The Intergovernmental Panel on Climate Change “summaries for policy makers” often misrepresent scientific findings and advance frightening but unsupported scenarios about Earth’s future climate. The IPCC also ignores studies that demonstrate how increased atmospheric carbon dioxide improves plant growth and wildlife habitats, how climate has changed repeatedly throughout Earth’s history, and that eliminating fossil fuels would result in extensive ecological damage from wind, solar, battery and transmission line mining and installations.

ChinaIndia and other countries are rapidly expanding their oil, gas and coal use, to improve their economies and lift billions out of poverty. China dominates raw material and “green tech” supply chains, making the West increasingly reliant on China for energy, economy and national defense needs – via Chinese mines, processing plants and factories that operate under minimal standards for pollution control, habitat destruction, and slave and child labor. As a result:

* Nothing the United States, Europe, Canada and Australia do will have any effect on global fossil fuel use or greenhouse gas emissions.

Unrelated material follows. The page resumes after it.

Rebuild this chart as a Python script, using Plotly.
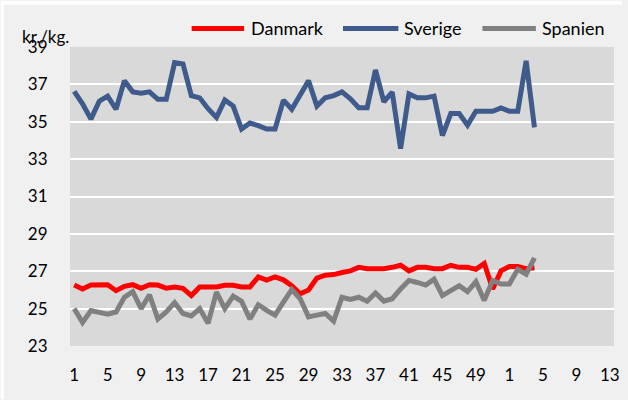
import plotly.graph_objects as go

weeks = list(range(1, 53)) + list(range(1, 14))
tick_labels = [str(w) for w in weeks]

danmark = [26.26, 26.05, 26.26, 26.28, 26.28, 25.96, 26.19, 26.28, 26.09, 26.28,
           26.26, 26.09, 26.16, 26.09, 25.70, 26.16, 26.16, 26.16, 26.25, 26.25,
           26.16, 26.16, 26.70, 26.53, 26.70, 26.54, 26.23, 25.80, 26.00, 26.63,
           26.79, 26.82, 26.93, 27.02, 27.21, 27.14, 27.14, 27.14, 27.21, 27.32,
           27.02, 27.21, 27.21, 27.14, 27.14, 27.32, 27.21, 27.21, 27.10, 27.42,
           26.05, 27.02, 27.25, 27.25, 27.14, 27.19]
sverige = [36.63, 35.96, 35.14, 36.10, 36.37, 35.67, 37.20, 36.60, 36.53, 36.60,
           36.20, 36.20, 38.16, 38.09, 36.40, 36.28, 35.70, 35.23, 36.16, 35.84,
           34.61, 34.93, 34.79, 34.61, 34.61, 36.16, 35.67, 36.46, 37.20, 35.84,
           36.28, 36.40, 36.60, 36.23, 35.75, 35.75, 37.77, 36.07, 36.58, 33.56,
           36.49, 36.28, 36.28, 36.37, 34.26, 35.44, 35.44, 34.82, 35.56, 35.56,
           35.56, 35.74, 35.56, 35.56, 38.26, 34.70]
spanien = [25.00, 24.26, 24.90, 24.79, 24.70, 24.82, 25.61, 25.91, 25.00, 25.74,
           24.44, 24.82, 25.32, 24.74, 24.61, 25.00, 24.21, 25.88, 25.00, 25.67,
           25.39, 24.44, 25.21, 24.91, 24.65, 25.35, 26.02, 25.53, 24.56, 24.65,
           24.74, 24.33, 25.61, 25.49, 25.61, 25.39, 25.84, 25.40, 25.53, 26.05,
           26.51, 26.40, 26.26, 26.58, 25.70, 25.96, 26.23, 25.91, 26.44, 25.44,
           26.51, 26.32, 26.32, 27.10, 26.84, 27.72]

series_names = ["Danmark", "Sverige", "Spanien"]
series_colors = ["#ff0000", "#3f5b8c", "#808080"]
series_values = [danmark, sverige, spanien]

y_ticks = list(range(23, 40, 2))

FONT = "Lato"
W, H = 628, 400
ML, MR, MT, MB = 70, 8, 46.5, 53.5
PW, PH = W - ML - MR, H - MT - MB

def px_x(px):
    return (px - ML) / PW

def px_y(py):
    return 1 + (MT - py) / PH

fig = go.Figure()
for name, color, vals in zip(series_names, series_colors, series_values):
    fig.add_trace(go.Scatter(
        x=list(range(1, len(vals) + 1)), y=vals, mode="lines", name=name,
        line=dict(color=color, width=5), showlegend=False,
    ))

shapes = [
    dict(type="rect", xref="paper", yref="paper", x0=px_x(0), x1=px_x(W),
         y0=px_y(4), y1=px_y(0), fillcolor="white", line_width=0, layer="above"),
    dict(type="rect", xref="paper", yref="paper", x0=px_x(0), x1=px_x(3),
         y0=px_y(H), y1=px_y(0), fillcolor="white", line_width=0, layer="above"),
]
annotations = [
    dict(text="kr./kg.", xref="paper", yref="paper", x=px_x(19), y=px_y(36),
         xanchor="left", yanchor="middle", showarrow=False,
         font=dict(family=FONT, size=17, color="#000000")),
]
leg_pos = [(193, 246, 251), (346, 402, 406), (487, 541, 545)]
for (lx0, lx1, tx), name, color in zip(leg_pos, series_names, series_colors):
    shapes.append(dict(type="line", xref="paper", yref="paper",
                       x0=px_x(lx0), x1=px_x(lx1), y0=px_y(28), y1=px_y(28),
                       line=dict(color=color, width=5)))
    annotations.append(dict(text=name, xref="paper", yref="paper", x=px_x(tx),
                            y=px_y(27.5), xanchor="left", yanchor="middle",
                            showarrow=False,
                            font=dict(family=FONT, size=18, color="#000000")))

fig.update_layout(
    width=W, height=H,
    margin=dict(l=ML, r=MR, t=MT, b=MB, pad=0),
    paper_bgcolor="#f0f0f0", plot_bgcolor="#d9d9d9",
    font=dict(family=FONT, size=17, color="#000000"),
    shapes=shapes, annotations=annotations,
    xaxis=dict(range=[0.5, len(weeks) + 0.5], tickmode="array",
               tickvals=list(range(1, len(weeks) + 1, 4)),
               ticktext=tick_labels[::4], showgrid=False, zeroline=False,
               showline=False, ticks="outside", ticklen=14,
               tickcolor="rgba(0,0,0,0)",
               tickfont=dict(family=FONT, size=17)),
    yaxis=dict(range=[23, 39], tickvals=y_ticks, showgrid=True,
               gridcolor="#ffffff", gridwidth=2, zeroline=False,
               showline=False, ticks="outside", ticklen=18,
               tickcolor="rgba(0,0,0,0)",
               tickfont=dict(family=FONT, size=17)),
)

fig.write_html("out.html", config={"displayModeBar": False},
               post_script="document.body.style.margin='0px';document.body.style.padding='0px';")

* Western foreign and domestic policy options will be restricted by reliance on adversarial nations for pseudo-renewable energy materials and technologies.

* Prices for energy, goods and services will skyrocket, because every megawatt of wind and solar must be duplicated with backup batteries or generators.

* Politicians and bureaucrats – egged on by loud, often violent mobs – will increasingly dictate our energy consumption, living standards, home sizes, vacations, and what we can eat, drink, drive and buy.

These are the real existential threats to democracy, society, humanity and planet. Parents, voters, legislators and judges concerned about our future must take action now to stop this insanity.

Paul Driessen is senior policy advisor for the Committee For A Constructive Tomorrow (www.CFACT.org) and author of books and articles on energy, climate change, environmental policy and human rights.